How do you think we should be assessing students?

It’s a difficult problem. My personal view is that exams are basically selection mechanisms, a way of sorting students, and assessment should be actually about the various ways in which students can be seen to solve problems. This can be through assignments, internships, or practical problems where you can see students working through particular issues. Indeed, many of the multi national companies said that they preferred to have students come in for internships because they could get a much better understanding of those students.

What do you think about the German educational system that directs the majority of young Germans to apprenticeships supplemented by part time schooling?

Unlike many countries in the West, only about 20% of Germans go into higher education. The remainder of the young people have the right to go into an apprenticeship, which is a dual system partly of academic education and partly of applied learning on the job. This system is efficient because it does not over produce graduates, unlike countries such as Britain and America. The system is good because the apprenticeship includes a strong element of general education to do with citizenship.

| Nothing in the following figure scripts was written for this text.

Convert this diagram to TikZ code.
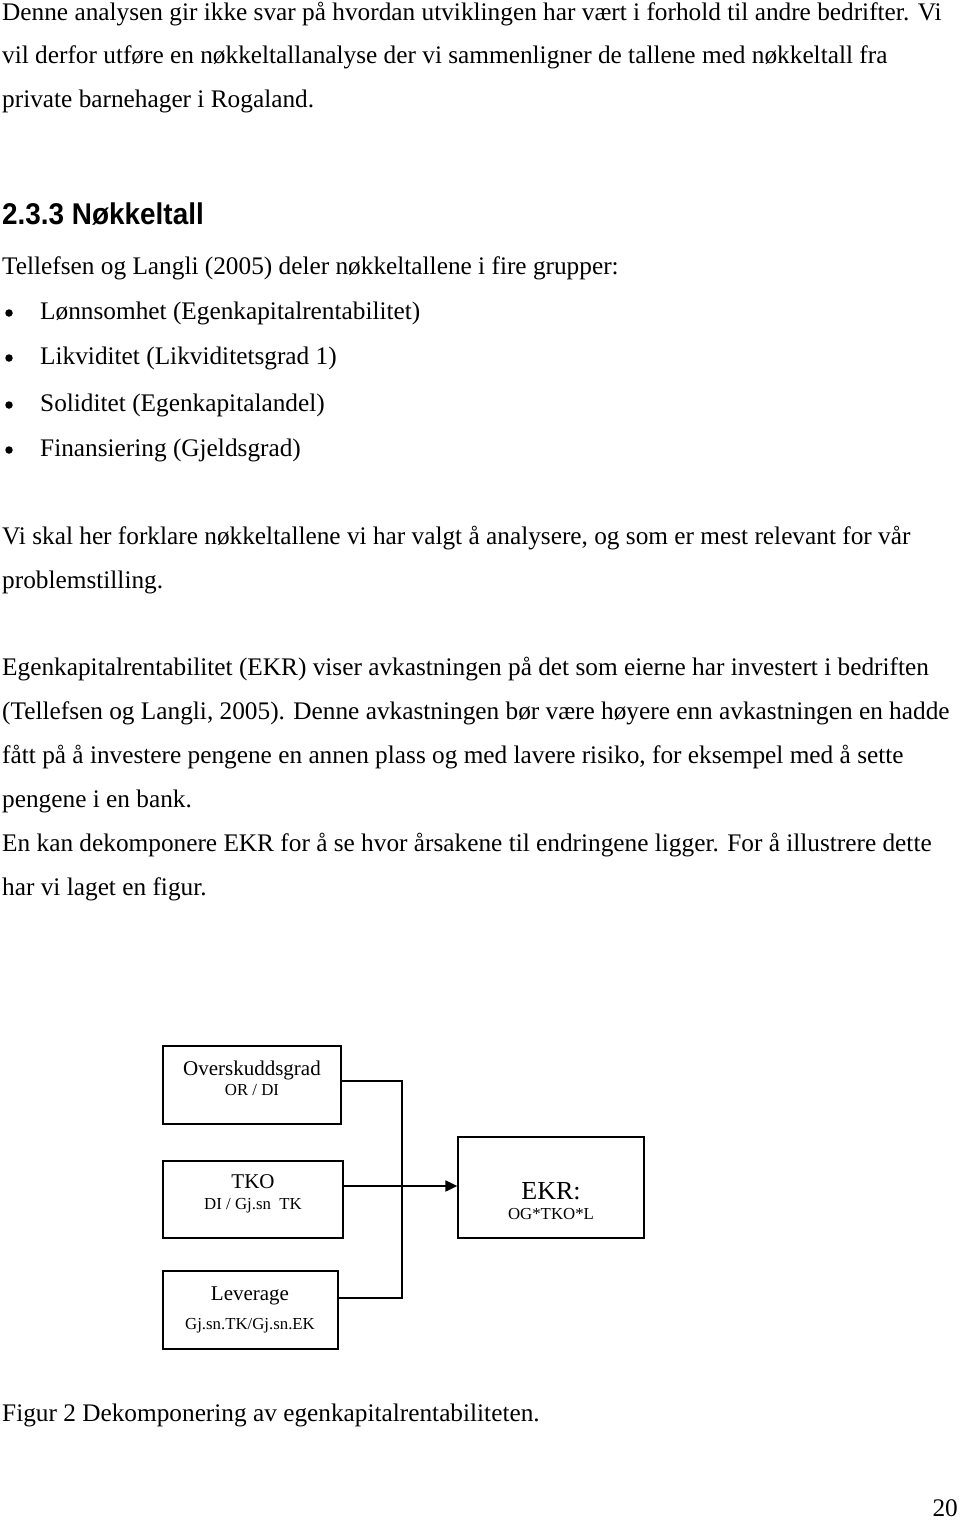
\documentclass[tikz,border=0pt]{standalone}
\usepackage{fontspec}
\setmainfont{Liberation Serif}
\newfontfamily\headfont{Liberation Sans}[FakeStretch=0.93]
\usetikzlibrary{arrows.meta}

\begin{document}
\begin{tikzpicture}[x=1pt,y=-1pt,
    txt/.style={anchor=base west, inner sep=0, font=\fontsize{25.3}{30}\selectfont},
    dot/.style={circle, fill=black, inner sep=0, minimum size=7.5},
    box/.style={draw=black, line width=1.3, inner sep=0},
    boxtxt/.style={anchor=base, inner sep=0, font=\fontsize{21}{26}\selectfont},
    subtxt/.style={anchor=base, inner sep=0, font=\fontsize{16.8}{20}\selectfont}]
    \useasboundingbox[fill=white] (0,0) rectangle (960,1521);

    \node[txt] (l1) at (2,20) {Denne analysen gir ikke svar på hvordan utviklingen har vært i forhold til andre bedrifter. Vi};
    \node[txt] (l2) at (2,63) {vil derfor utføre en nøkkeltallanalyse der vi sammenligner de tallene med nøkkeltall fra};
    \node[txt] (l3) at (2,107) {private barnehager i Rogaland.};

    \node[txt, font=\headfont\bfseries\fontsize{30}{32}\selectfont] (head) at (2,224) {2.3.3 Nøkkeltall};
    \node[txt] (l4) at (2,274) {Tellefsen og Langli (2005) deler nøkkeltallene i fire grupper:};

    \node[dot] (b1) at (9,313) {};
    \node[dot] (b2) at (9,358) {};
    \node[dot] (b3) at (9,405) {};
    \node[dot] (b4) at (9,450) {};
    \node[txt] (i1) at (40,319) {Lønnsomhet (Egenkapitalrentabilitet)};
    \node[txt] (i2) at (40,364) {Likviditet (Likviditetsgrad 1)};
    \node[txt] (i3) at (40,411) {Soliditet (Egenkapitalandel)};
    \node[txt] (i4) at (40,456) {Finansiering (Gjeldsgrad)};

    \node[txt] (l5) at (2,544) {Vi skal her forklare nøkkeltallene vi har valgt å analysere, og som er mest relevant for vår};
    \node[txt] (l6) at (2,588) {problemstilling.};
    \node[txt] (l7) at (2,675) {Egenkapitalrentabilitet (EKR) viser avkastningen på det som eierne har investert i bedriften};
    \node[txt] (l8) at (2,719) {(Tellefsen og Langli, 2005). Denne avkastningen bør være høyere enn avkastningen en hadde};
    \node[txt] (l9) at (2,763) {fått på å investere pengene en annen plass og med lavere risiko, for eksempel med å sette};
    \node[txt] (l10) at (2,807) {pengene i en bank.};
    \node[txt] (l11) at (2,851) {En kan dekomponere EKR for å se hvor årsakene til endringene ligger. For å illustrere dette};
    \node[txt] (l12) at (2,895) {har vi laget en figur.};

    % figur
    \node[box, minimum width=178, minimum height=78] (ovr) at (252,1085) {};
    \node[box, minimum width=180, minimum height=77] (tko) at (253,1199.5) {};
    \node[box, minimum width=175, minimum height=78] (lev) at (250.5,1310) {};
    \node[box, minimum width=186, minimum height=101] (ekr) at (551,1187.5) {};

    \node[boxtxt] (ovr1) at (252,1075) {Overskuddsgrad};
    \node[subtxt] (ovr2) at (252,1095) {OR / DI};
    \node[boxtxt] (tko1) at (253,1188) {TKO};
    \node[subtxt] (tko2) at (253,1209) {DI / Gj.sn\ \ TK};
    \node[boxtxt] (lev1) at (250,1300) {Leverage};
    \node[subtxt] (lev2) at (250,1329) {Gj.sn.TK/Gj.sn.EK};
    \node[boxtxt, font=\fontsize{26}{30}\selectfont] (ekr1) at (551,1199) {EKR:};
    \node[subtxt] (ekr2) at (551,1219) {OG*TKO*L};

    \coordinate (jmid) at (402,1186);
    \coordinate (jbot) at (402,1298);
    \draw[line width=1.2] ([yshift=4pt]ovr.east) -| (jbot) -- ([yshift=12pt]lev.east);
    \draw[line width=1.2] ([yshift=13.5pt]tko.east) -- (jmid);
    \draw[line width=2, -{Triangle[length=12, width=11]}] (jmid) -- (ekr.west |- jmid);

    \node[txt] (cap) at (2,1421) {Figur 2 Dekomponering av egenkapitalrentabiliteten.};
    \node[txt, anchor=base east] (page) at (958,1516) {20};
  \end{tikzpicture}
\end{document}
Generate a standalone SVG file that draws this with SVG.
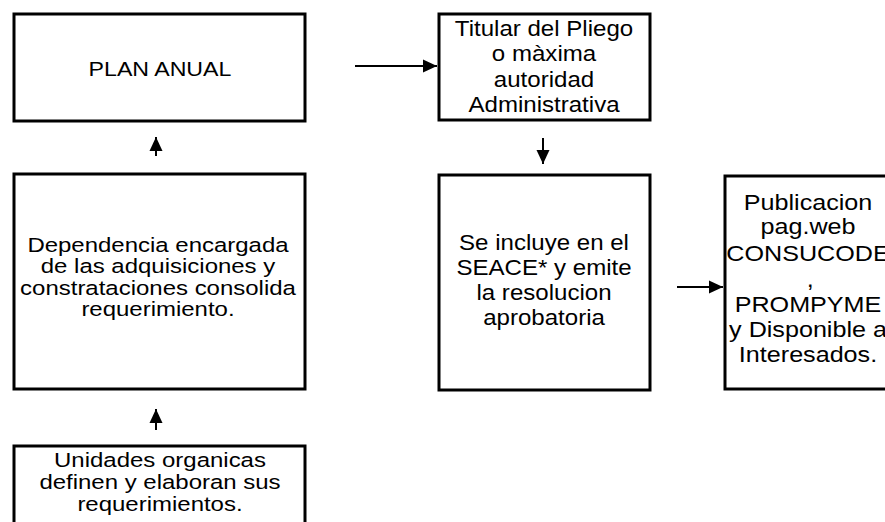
<svg xmlns="http://www.w3.org/2000/svg" width="885" height="522" viewBox="0 0 885 522">
<defs>
<style>
.box{fill:#fff;stroke:#000;stroke-width:3}
.t{font-family:"Liberation Sans",Arial,sans-serif;font-size:20.5px;fill:#000;text-anchor:middle}
.t2{font-family:"Liberation Sans",Arial,sans-serif;font-size:21.5px;fill:#000;text-anchor:middle}
.c{stroke:#000;stroke-width:2;fill:none;marker-end:url(#ah)}
</style>
<marker id="ah" markerUnits="userSpaceOnUse" markerWidth="14" markerHeight="14" viewBox="0 0 14 14" refX="14" refY="7" orient="auto">
<path d="M0,0.5 L14,7 L0,13.5 Z" fill="#000"/>
</marker>
</defs>
<rect width="885" height="522" fill="#fff"/>
<g id="plan">
<rect class="box" x="14" y="14" width="291" height="107"/>
<g transform="translate(160 0) scale(1.13 1)"><text class="t" x="0" y="76">PLAN ANUAL</text></g>
</g>
<g id="dependencia">
<rect class="box" x="14" y="174" width="291" height="215"/>
<g transform="translate(158 0) scale(1.17 1)">
<text class="t" x="0" y="252">Dependencia encargada</text>
<text class="t" x="0" y="273.5">de las adquisiciones y</text>
<text class="t" x="0" y="295">constrataciones consolida</text>
<text class="t" x="0" y="316.5">requerimiento.</text>
</g>
</g>
<g id="unidades">
<rect class="box" x="14" y="446" width="291" height="90"/>
<g transform="translate(160 0) scale(1.17 1)">
<text class="t" x="0" y="467.5">Unidades organicas</text>
<text class="t" x="0" y="489.5">definen y elaboran sus</text>
<text class="t" x="0" y="511.5">requerimientos.</text>
</g>
</g>
<g id="titular">
<rect class="box" x="439" y="14" width="211" height="106"/>
<g transform="translate(544 0) scale(1.12 1)">
<text class="t2" x="0" y="36">Titular del Pliego</text>
<text class="t2" x="0" y="61.5">o màxima</text>
<text class="t2" x="0" y="87">autoridad</text>
<text class="t2" x="0" y="112.5">Administrativa</text>
</g>
</g>
<g id="seace">
<rect class="box" x="439" y="175" width="211" height="215"/>
<g transform="translate(544 0) scale(1.12 1)">
<text class="t2" x="0" y="250">Se incluye en el</text>
<text class="t2" x="0" y="275">SEACE* y emite</text>
<text class="t2" x="0" y="300">la resolucion</text>
<text class="t2" x="0" y="325">aprobatoria</text>
</g>
</g>
<g id="publicacion">
<rect class="box" x="725" y="176" width="180" height="213"/>
<g transform="translate(808 0) scale(1.17 1)">
<text class="t2" x="0" y="210">Publicacion</text>
<text class="t2" x="0" y="234">pag.web</text>
<text class="t2" x="0" y="261">CONSUCODE</text>
<text class="t2" x="2" y="287">,</text>
<text class="t2" x="0" y="312">PROMPYME</text>
<text class="t2" x="0" y="337">y Disponible a</text>
<text class="t2" x="0" y="362">Interesados.</text>
</g>
</g>
<g id="connectors">
<line class="c" x1="355" y1="66" x2="437" y2="66"/>
<line class="c" x1="156" y1="156" x2="156" y2="137"/>
<line class="c" x1="156" y1="430" x2="156" y2="409"/>
<line class="c" x1="543" y1="138" x2="543" y2="164"/>
<line class="c" x1="677" y1="287" x2="723" y2="287"/>
</g>
</svg>
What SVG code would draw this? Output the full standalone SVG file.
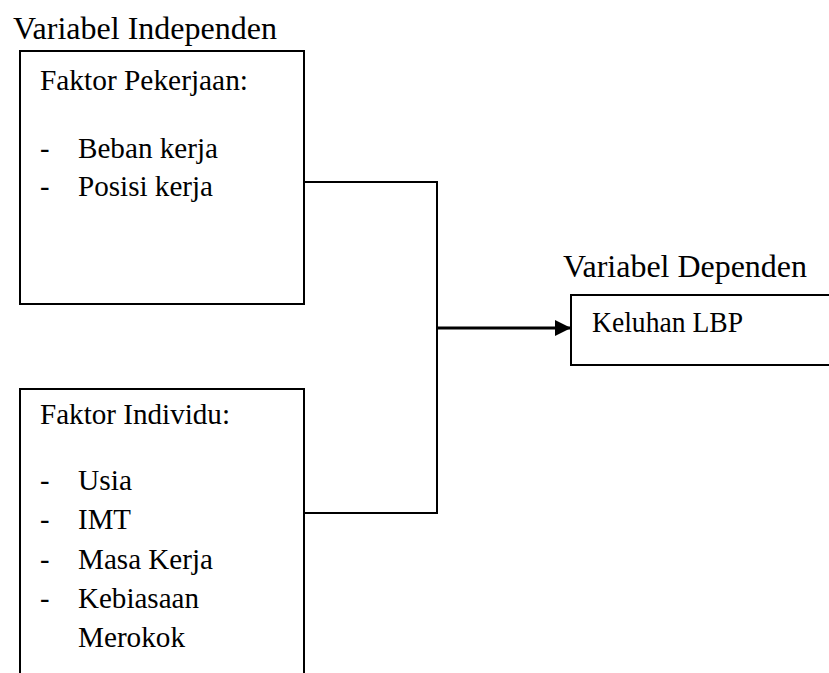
<svg xmlns="http://www.w3.org/2000/svg" width="829" height="673" viewBox="0 0 829 673">
<defs>
<style>
text{font-family:"Liberation Serif","Times New Roman",serif;font-size:28.5px;fill:#000}
text.t{font-size:31px}
.box{fill:#fff;stroke:#000;stroke-width:2}
.con{fill:none;stroke:#000;stroke-width:2}
.arr{fill:none;stroke:#000;stroke-width:3}
</style>
<marker id="ah" viewBox="0 0 10 10" refX="10" refY="5" markerWidth="5.5" markerHeight="5.5" markerUnits="strokeWidth" orient="auto">
<path d="M0,0 L10,5 L0,10 z" fill="#000"/>
</marker>
</defs>
<rect width="829" height="673" fill="#fff"/>
<text class="t" x="13" y="39" textLength="264" lengthAdjust="spacingAndGlyphs">Variabel Independen</text>
<text class="t" x="563" y="277" textLength="244" lengthAdjust="spacingAndGlyphs">Variabel Dependen</text>
<g id="node-pekerjaan">
<rect class="box" x="20" y="51" width="284" height="253"/>
<text x="40" y="90" textLength="208" lengthAdjust="spacingAndGlyphs">Faktor Pekerjaan:</text>
<text x="40" y="158">-</text><text x="78" y="158" textLength="140" lengthAdjust="spacingAndGlyphs">Beban kerja</text>
<text x="40" y="196">-</text><text x="78" y="196" textLength="135" lengthAdjust="spacingAndGlyphs">Posisi kerja</text>
</g>
<g id="node-individu">
<rect class="box" x="20" y="389" width="284" height="300"/>
<text x="40" y="424" textLength="190" lengthAdjust="spacingAndGlyphs">Faktor Individu:</text>
<text x="40" y="490">-</text><text x="78" y="490" textLength="54" lengthAdjust="spacingAndGlyphs">Usia</text>
<text x="40" y="529">-</text><text x="78" y="529" textLength="53" lengthAdjust="spacingAndGlyphs">IMT</text>
<text x="40" y="569">-</text><text x="78" y="569" textLength="135" lengthAdjust="spacingAndGlyphs">Masa Kerja</text>
<text x="40" y="608">-</text><text x="78" y="608" textLength="121" lengthAdjust="spacingAndGlyphs">Kebiasaan</text>
<text x="78" y="647" textLength="107" lengthAdjust="spacingAndGlyphs">Merokok</text>
</g>
<g id="node-lbp">
<rect class="box" x="571" y="295" width="270" height="70"/>
<text x="592" y="332" textLength="151" lengthAdjust="spacingAndGlyphs">Keluhan LBP</text>
</g>
<g id="connectors">
<polyline class="con" points="304,182 437,182 437,513 304,513"/>
<line class="arr" x1="437" y1="328" x2="571" y2="328" marker-end="url(#ah)"/>
</g>
</svg>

What do we do to ensure the emotional health of our students in face of increasing pressure?

There are many more students going for fewer well paid and interesting jobs. I think it is difficult to reduce the competition for those jobs. I believe we need to think about the number of tests kids are taking. Are there other ways of assessing academic work, instead of pinning everything on these tests? That’s part of the answer. If you’re talking about your Tiger Mums in New York, you can see why they are doing it, and asking them to slow down is going to be very difficult indeed.

How do you see the role of teachers in improving your education system?

Poor test results have been seen as an indication that we need to improve the quality of teaching in the UK. By and large, teachers understand that they have to go through the motions on these tests, but the ideology of most teachers is much more about trying to create interest and curiosity in children rather than get them through these tests. We are about to change teacher training in this country. We are moving back to an apprenticeship model which looks more like something we had in Victorian times, where instead of universities being the training places for teachers, it’s actually being moved to schools themselves. I think that really good university training plus in-school training is really important to keep teachers in the game and interested. All the evidence still suggests that the key relationship is still between the teacher and the student, and the way in which a teacher can inspire students. Teachers have to be valued. They have to have a special status. I think that is really important.

Solutions from the last chapter of The Global Auction that you would like to share?

We don’t see education as just being about servicing the economy. Education has to be much wider than that. It has to be about citizenship. It has to be about inspiring kids about their curiosity and their academic interest and their intrinsic motivation.